According to a statement from Future Meat announcing the funding, the money will primarily go to expanding production and bringing products to more consumers. In particular, the Israel-based company hopes to set up significant operations in the U.S. in the near future.
“Our team will break ground on the first-of-its-kind, large-scale production facility in the United States in 2022,” Yaakov Nahmias, founder and president of Future Meat, said in the statement. “This financing consolidates Future Meat’s position as the leading player in the cultivated meat industry, just three years after our launch. Our singular technology reduced production costs faster than anyone thought possible, paving the way for a massive expansion of operations.”
Part of the investor enthusiasm for the company is reportedly linked to the speed with which Future Meat has figured out how to bring down the cost of making cultivated meat. Like any technology product, things start out expensive and have to reach scale and cost efficiency before they can be adopted by mainstream consumers. Future Meat’s statement asserts that, six months ago, producing one pound of cultivated chicken ‘breast’ cost $18. With more research, that same hunk of alt-meat now costs just $7.70. Actual organic, boneless, skinless chicken breast on the Whole Foods website currently retails for $7.99 per pound, putting the animal-free version in direct cost competition.
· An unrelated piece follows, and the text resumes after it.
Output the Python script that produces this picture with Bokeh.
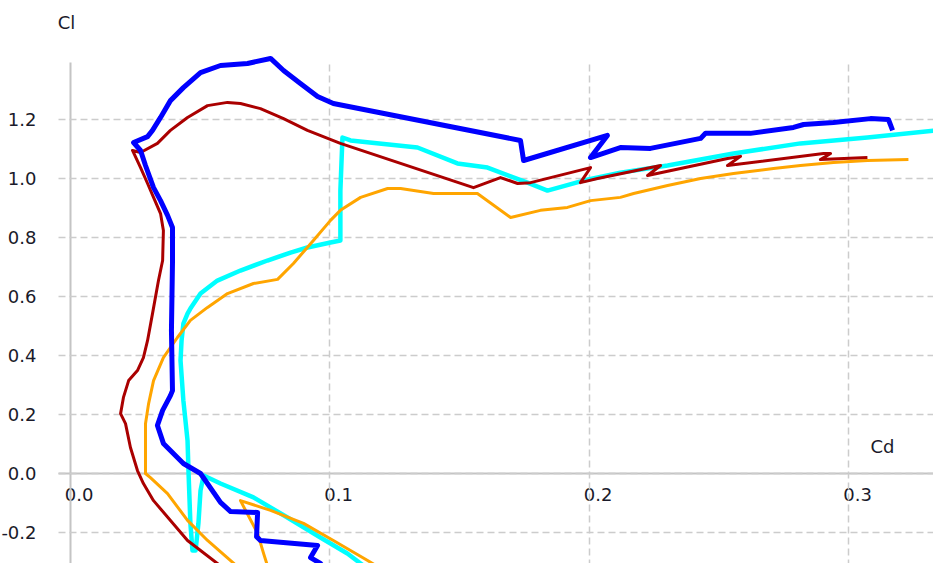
from bokeh.plotting import figure
from bokeh.models import Range1d, LinearAxis, Grid, FixedTicker, PrintfTickFormatter, Label
from bokeh.embed import file_html
from bokeh.resources import INLINE

# ---- data (Cd, Cl) ----
blue_cd = [0.1002, 0.0963, 0.0925, 0.0952, 0.0732, 0.0717, 0.0721, 0.0617, 0.0578, 0.0501,
           0.0435, 0.0358, 0.0335, 0.0355, 0.0385, 0.0393, 0.0389, 0.0393, 0.0393, 0.0374,
           0.0347, 0.0320, 0.0289, 0.0270, 0.0243, 0.0297, 0.0316, 0.0347, 0.0385, 0.0435,
           0.0501, 0.0578, 0.0682, 0.0771, 0.0821, 0.0886, 0.0952, 0.1013, 0.1734, 0.1746,
           0.2069, 0.2004, 0.2119, 0.2235, 0.2428, 0.2447, 0.2493, 0.2620, 0.2786, 0.2825,
           0.2940, 0.3083, 0.3152, 0.3168]
blue_cl = [-0.346, -0.305, -0.285, -0.244, -0.227, -0.214, -0.132, -0.129, -0.098, 0.000,
           0.034, 0.102, 0.163, 0.214, 0.264, 0.281, 0.485, 0.715, 0.834, 0.875,
           0.925, 0.969, 1.044, 1.095, 1.122, 1.142, 1.163, 1.207, 1.264, 1.308,
           1.359, 1.383, 1.390, 1.407, 1.366, 1.322, 1.278, 1.254, 1.129, 1.061,
           1.146, 1.071, 1.105, 1.102, 1.136, 1.153, 1.153, 1.153, 1.173, 1.183,
           1.190, 1.203, 1.200, 1.163]

red_cd = [0.0628, 0.0566, 0.0451, 0.0320, 0.0281, 0.0258, 0.0231, 0.0212, 0.0193, 0.0204,
          0.0224, 0.0258, 0.0281, 0.0297, 0.0316, 0.0339, 0.0355, 0.0358, 0.0347, 0.0320,
          0.0297, 0.0270, 0.0239, 0.0270, 0.0335, 0.0385, 0.0451, 0.0528, 0.0605, 0.0655,
          0.0732, 0.0821, 0.0913, 0.1040, 0.1553, 0.1657, 0.1723, 0.1773, 0.2004, 0.1965,
          0.2031, 0.2274, 0.2224, 0.2532, 0.2582, 0.2532, 0.2902, 0.2929, 0.2890, 0.3071]
red_cl = [-0.346, -0.305, -0.227, -0.092, -0.034, 0.010, 0.088, 0.169, 0.203, 0.258,
          0.315, 0.349, 0.393, 0.451, 0.542, 0.654, 0.722, 0.824, 0.881, 0.936,
          0.983, 1.037, 1.095, 1.088, 1.119, 1.163, 1.207, 1.247, 1.258, 1.254,
          1.237, 1.203, 1.163, 1.119, 0.969, 1.003, 0.983, 0.986, 1.037, 0.986,
          1.000, 1.044, 1.010, 1.068, 1.075, 1.044, 1.085, 1.085, 1.064, 1.071]

cyan_cd = [0.1179, 0.1118, 0.1067, 0.0963, 0.0836, 0.0705, 0.0578, 0.0513, 0.0501, 0.0493,
           0.0482, 0.0470, 0.0462, 0.0455, 0.0451, 0.0435, 0.0424, 0.0428, 0.0435, 0.0451,
           0.0462, 0.0501, 0.0566, 0.0655, 0.0759, 0.0848, 0.0913, 0.1002, 0.1040, 0.1040,
           0.1048, 0.1079, 0.1337, 0.1491, 0.1607, 0.1761, 0.1838, 0.1977, 0.2119, 0.2301,
           0.2555, 0.2813, 0.3071, 0.3333]
cyan_cl = [-0.346, -0.305, -0.271, -0.217, -0.149, -0.081, -0.034, -0.007, -0.058, -0.169,
           -0.261, -0.261, -0.169, 0.000, 0.112, 0.247, 0.383, 0.451, 0.508, 0.542,
           0.559, 0.610, 0.654, 0.688, 0.722, 0.749, 0.766, 0.783, 0.790, 0.959,
           1.139, 1.129, 1.105, 1.051, 1.037, 0.986, 0.959, 0.993, 1.020, 1.044,
           1.085, 1.119, 1.139, 1.163]

orange_cd = [0.1241, 0.1145, 0.1013, 0.0898, 0.0771, 0.0655, 0.0721, 0.0744, 0.0771, 0.0682,
             0.0617, 0.0528, 0.0451, 0.0374, 0.0308, 0.0289, 0.0289, 0.0301, 0.0320, 0.0358,
             0.0412, 0.0462, 0.0528, 0.0605, 0.0705, 0.0798, 0.0859, 0.0936, 0.1002, 0.1040,
             0.1118, 0.1222, 0.1272, 0.1399, 0.1568, 0.1696, 0.1811, 0.1915, 0.2004, 0.2119,
             0.2170, 0.2301, 0.2428, 0.2555, 0.2709, 0.2813, 0.2940, 0.3071, 0.3229]
orange_cl = [-0.346, -0.295, -0.227, -0.169, -0.125, -0.092, -0.203, -0.271, -0.346, -0.346,
             -0.295, -0.227, -0.159, -0.068, -0.014, 0.000, 0.169, 0.237, 0.315, 0.393,
             0.461, 0.519, 0.563, 0.610, 0.644, 0.658, 0.712, 0.790, 0.858, 0.892,
             0.936, 0.966, 0.966, 0.949, 0.949, 0.868, 0.892, 0.902, 0.925, 0.936,
             0.949, 0.976, 1.000, 1.017, 1.034, 1.044, 1.054, 1.061, 1.064]

x_ticks = [0.0, 0.1, 0.2, 0.3]
y_ticks = [-0.2, 0.0, 0.2, 0.4, 0.6, 0.8, 1.0, 1.2]
x_label = "Cd"
y_label = "Cl"

FONT = "DejaVu Sans"
FS = "18px"
TXT = "#1a1a2a"
GRID_COLOR = "#cccccc"
AXIS_COLOR = "#c4c4c4"

X0, X1 = -0.026975, 0.332563
Y0, Y1 = -0.30508, 1.60339
GRID_LEFT = -0.004624   # where the horizontal grid starts
GRID_TOP = 1.393        # where the vertical grid / axis stop

p = figure(width=933, height=563, output_backend="svg", toolbar_location=None,
           x_range=Range1d(X0, X1), y_range=Range1d(Y0, Y1),
           x_axis_location=None, y_axis_location=None,
           min_border_left=0, min_border_right=0, min_border_top=0, min_border_bottom=0)
p.outline_line_color = None
p.background_fill_color = "white"
p.border_fill_color = "white"
p.xgrid.visible = False
p.ygrid.visible = False

# the tick labels of the Cd axis sit a few pixels to the right of their ticks
LABEL_SHIFT = 0.0033
p.extra_x_ranges = {"xlab": Range1d(X0 - LABEL_SHIFT, X1 - LABEL_SHIFT)}

xaxis_line = LinearAxis(fixed_location=0, bounds=(GRID_LEFT, 1.0), ticker=FixedTicker(ticks=[]),
                        axis_line_color=AXIS_COLOR, axis_line_width=2,
                        major_tick_line_color=None, minor_tick_line_color=None,
                        level="underlay")
xaxis = LinearAxis(fixed_location=0, x_range_name="xlab", ticker=FixedTicker(ticks=x_ticks),
                   formatter=PrintfTickFormatter(format="%.1f"),
                   axis_line_color=None,
                   major_tick_line_color=None, minor_tick_line_color=None,
                   major_label_standoff=8, major_label_text_font=FONT,
                   major_label_text_font_size=FS, major_label_text_color=TXT,
                   level="underlay")
yaxis = LinearAxis(fixed_location=0, ticker=FixedTicker(ticks=y_ticks), bounds=(-0.5, GRID_TOP),
                   formatter=PrintfTickFormatter(format="%.1f"),
                   axis_line_color=AXIS_COLOR, axis_line_width=2,
                   major_tick_line_color=None, minor_tick_line_color=None,
                   major_label_standoff=28, major_label_text_font=FONT,
                   major_label_text_font_size=FS, major_label_text_color=TXT,
                   level="underlay")
p.add_layout(xaxis_line, "below")
p.add_layout(xaxis, "below")
p.add_layout(yaxis, "left")

ygrid = Grid(dimension=1, ticker=FixedTicker(ticks=y_ticks), grid_line_color=GRID_COLOR,
             grid_line_width=1.5, grid_line_dash="7 4", cross_bounds=(GRID_LEFT, 1.0))
xgrid = Grid(dimension=0, ticker=FixedTicker(ticks=x_ticks[1:]), grid_line_color=GRID_COLOR,
             grid_line_width=1.5, grid_line_dash="7 4", cross_bounds=(-0.5, GRID_TOP))
p.add_layout(ygrid)
p.add_layout(xgrid)

p.line(cyan_cd, cyan_cl, line_color="#00ffff", line_width=4.5, line_join="round")
p.line(orange_cd, orange_cl, line_color="#ffa500", line_width=3, line_join="round")
p.line(red_cd, red_cl, line_color="#aa0000", line_width=3, line_join="round")
p.line(blue_cd, blue_cl, line_color="#0000ff", line_width=5, line_join="round")

p.add_layout(Label(x=-0.00154, y=1.5288, text=y_label, text_align="center", text_baseline="middle",
                   text_font=FONT, text_font_size=FS, text_color=TXT))
p.add_layout(Label(x=0.3129, y=0.0915, text=x_label, text_align="center", text_baseline="middle",
                   text_font=FONT, text_font_size=FS, text_color=TXT))

open("out.html", "w").write(file_html(p, INLINE))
“We have consistently demonstrated that our single-cell technology and serum-free media formulations can reach cost parity faster than the market anticipates,” Nahias said in the announcement.
And with that barrier out of the way, American consumers do seem at least open to the idea of cultivated or ‘cultured’ meat products. Earlier this year, Future Meat conducted a survey which reportedly found that 58 percent of respondents have “a general awareness of cultured meat” and more than one in three U.S. respondents “plan to adopt cultured meat into their diet” at some point in the future.